The musician’s seventh album is seemingly shooting for cultural saturation while celebrating norm-defying musicians and workers
A new Beyoncé album is always a blockbuster event – a moment of pop culture unity in a fractured landscape. The difference with this week’s Renaissance, however, is that it is one that fans have had time to prepare for. While 2013’s Beyoncé and 2016’s Lemonade both arrived with little to no warning, her seventh album has followed a more traditional roll-out: it was announced six weeks ago in conjunction with a Vogue cover and followed by a single, the 90s house throwback Break My Soul. Beyoncé even joined TikTok earlier this month – the de facto promo tool for any contemporary pop star.

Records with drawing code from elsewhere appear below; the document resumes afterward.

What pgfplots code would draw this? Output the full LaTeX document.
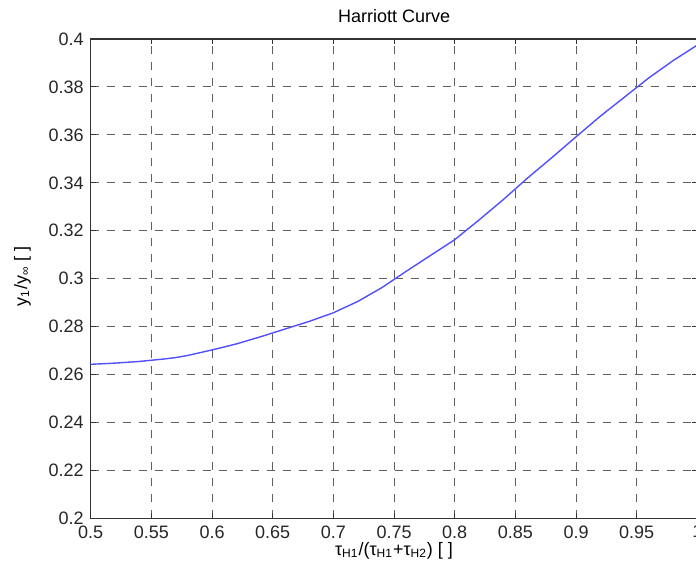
\documentclass[border=0pt]{standalone}
\usepackage{fontspec}
\setmainfont{Liberation Sans}
\usepackage{pgfplots}
\pgfplotsset{compat=1.18}
\definecolor{curveblue}{RGB}{80,80,255}
\definecolor{gridgray}{RGB}{95,95,95}
\begin{document}
\begin{tikzpicture}
\begin{axis}[
  scale only axis,
  width=303.3pt, height=239.7pt,
  xmin=0.5, xmax=1, ymin=0.2, ymax=0.4,
  xtick={0.5,0.55,0.6,0.65,0.7,0.75,0.8,0.85,0.9,0.95,1},
  ytick={0.2,0.22,0.24,0.26,0.28,0.3,0.32,0.34,0.36,0.38,0.4},
  /pgf/number format/.cd, fixed, precision=2, assume math mode=true,
  /pgfplots/.cd,
  ticklabel style={font=\fontsize{9}{10}\selectfont, text=black!85},
  axis line style={black!80, line width=0.6pt},
  major tick length=2.5pt,
  tick style={black!80, line width=0.5pt},
  grid=major,
  major grid style={gridgray, dash pattern=on 4pt off 4pt, line width=0.5pt},
]
\addplot[curveblue, line width=0.7pt] coordinates {
  (0.50,0.2643) (0.52,0.2648) (0.54,0.2655) (0.56,0.2665) (0.57,0.2671)
  (0.58,0.2680) (0.60,0.2703) (0.62,0.2728) (0.64,0.2758) (0.66,0.2790)
  (0.68,0.2822) (0.70,0.2858) (0.72,0.2905) (0.74,0.2963) (0.76,0.3031)
  (0.78,0.3097) (0.80,0.3163) (0.82,0.3245) (0.84,0.3330) (0.86,0.3420)
  (0.88,0.3505) (0.90,0.3592) (0.92,0.3678) (0.94,0.3758) (0.96,0.3838)
  (0.98,0.3910) (1.00,0.3975)
};
\end{axis}
% title and axis labels
\node[font=\fontsize{9}{10}\selectfont, anchor=base] at (151.65pt,247.7pt) {Harriott Curve};
\node[font=\fontsize{9}{10}\selectfont, anchor=base] at (151.65pt,-18.4pt)
  {τ\textsubscript{H1}/(τ\textsubscript{H1}+τ\textsubscript{H2}) [ ]};
\node[font=\fontsize{9}{10}\selectfont, anchor=base, rotate=90] at (-31.8pt,121pt)
  {y\textsubscript{1}/y\textsubscript{∞} [ ]};
\pgfresetboundingbox
\path (-45.35pt,-29.35pt) rectangle (302.6pt,259.2pt);
\end{tikzpicture}
\end{document}
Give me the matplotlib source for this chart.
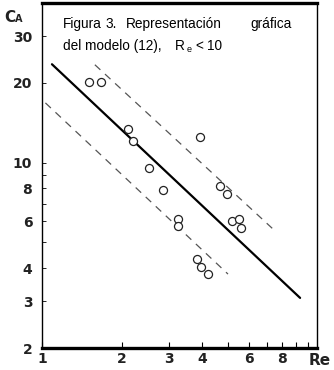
import numpy as np
import matplotlib
matplotlib.use("Agg")
import matplotlib.pyplot as plt

# data
re_pts = [1.50, 1.67, 2.11, 2.20, 2.53, 2.85, 3.25, 3.25, 3.93, 4.67, 4.96, 5.18, 5.50, 5.60, 3.83, 3.96, 4.21]
ca_pts = [20.2, 20.2, 13.4, 12.1, 9.55, 7.9, 6.14, 5.77, 12.5, 8.17, 7.62, 6.03, 6.14, 5.67, 4.33, 4.04, 3.80]

# model line and its two bands (end points)
model_re = [1.09, 9.33]
model_ca = [23.5, 3.09]
upper_re = [1.58, 7.38]
upper_ca = [23.4, 5.62]
lower_re = [1.03, 5.0]
lower_ca = [16.8, 3.8]

xticks = [1, 2, 3, 4, 5, 6, 7, 8, 9, 10]
xlabels = ["1", "2", "3", "4", "", "6", "", "8", "", ""]
yticks = [2, 3, 4, 5, 6, 7, 8, 9, 10, 20, 30]
ylabels = ["2", "3", "4", "", "6", "", "8", "", "10", "20", "30"]

W, H = 334, 370

def px(x, y):
    # pixel position -> figure fraction
    return x / W, 1 - y / H

fig = plt.figure(figsize=(W / 100, H / 100), dpi=100)
ax = fig.add_axes([42 / W, 1 - 348 / H, (317 - 42) / W, (348 - 3) / H])
ax.set_xscale("log")
ax.set_yscale("log")
ax.set_xlim(1, 10.8)
ax.set_ylim(2, 40)

ax.plot(model_re, model_ca, color="black", lw=1.6, solid_capstyle="round")
ax.plot(upper_re, upper_ca, color="#555555", lw=0.9, dashes=(6, 5))
ax.plot(lower_re, lower_ca, color="#555555", lw=0.9, dashes=(6, 5))
ax.plot(re_pts, ca_pts, "o", mfc="white", mec="#222222", mew=0.9, ms=5.8, ls="none")

ax.xaxis.set_major_locator(plt.FixedLocator(xticks))
ax.xaxis.set_minor_locator(plt.NullLocator())
ax.set_xticklabels(xlabels)
ax.yaxis.set_major_locator(plt.FixedLocator(yticks))
ax.yaxis.set_minor_locator(plt.NullLocator())
ax.set_yticklabels(ylabels)

ax.tick_params(axis="x", direction="in", length=4, width=0.8, pad=3, labelsize=10)
ax.tick_params(axis="y", direction="in", length=3, width=0.6, pad=7, labelsize=10)
for lab in ax.get_xticklabels() + ax.get_yticklabels():
    lab.set_fontweight("bold")
    lab.set_color("#222222")

ax.spines["top"].set_linewidth(2.4)
ax.spines["bottom"].set_linewidth(2.4)
ax.spines["left"].set_linewidth(1.0)
ax.spines["right"].set_linewidth(1.0)

# axis names
fig.text(*px(4, 22), "C", fontsize=11, fontweight="bold", color="#222222", va="baseline")
fig.text(*px(15, 22), "A", fontsize=7, fontweight="bold", color="#222222", va="baseline")
fig.text(*px(309, 365), "Re", fontsize=11, fontweight="bold", color="#222222", va="baseline")

# caption (justified by hand)
cap = dict(fontsize=9.8, family="Liberation Sans", va="baseline", color="black")
fig.text(*px(63, 28), "Figura", **cap)
fig.text(*px(106, 28), "3.", **cap)
fig.text(*px(126, 28), "Representación", **cap)
fig.text(*px(250, 28), "gráfica", **cap)
fig.text(*px(63, 50), "del modelo (12),", **cap)
fig.text(*px(175, 50), "R", **cap)
fig.text(*px(186.5, 52), "e", fontsize=6.5, family="Liberation Sans", va="baseline")
fig.text(*px(195, 50), "<", **cap)
fig.text(*px(207, 50), "10", **cap)

fig.savefig("out.png", dpi=100)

Renaissance will be closely scrutinised for what it says and how much it sells. Short of the unlikely event of Rihanna releasing her follow-up to 2016’s Anti, Renaissance is 2022’s most anticipated superstar album and one that has already seen the 40-year-old pop star return to the upper echelons of the singles charts. In America, Break My Soul became Beyoncé’s first solo Top 10 single in six years and placed the former Destiny’s Child star alongside Michael Jackson and Paul McCartney as the only artists in Billboard history to achieve at least 20 Top 10 songs as a solo artist and 10 as a member of a group. In the UK, meanwhile, Break My Soul currently sits at No 4, marking her first foray into the Top 10 since 2013’s Drunk in Love.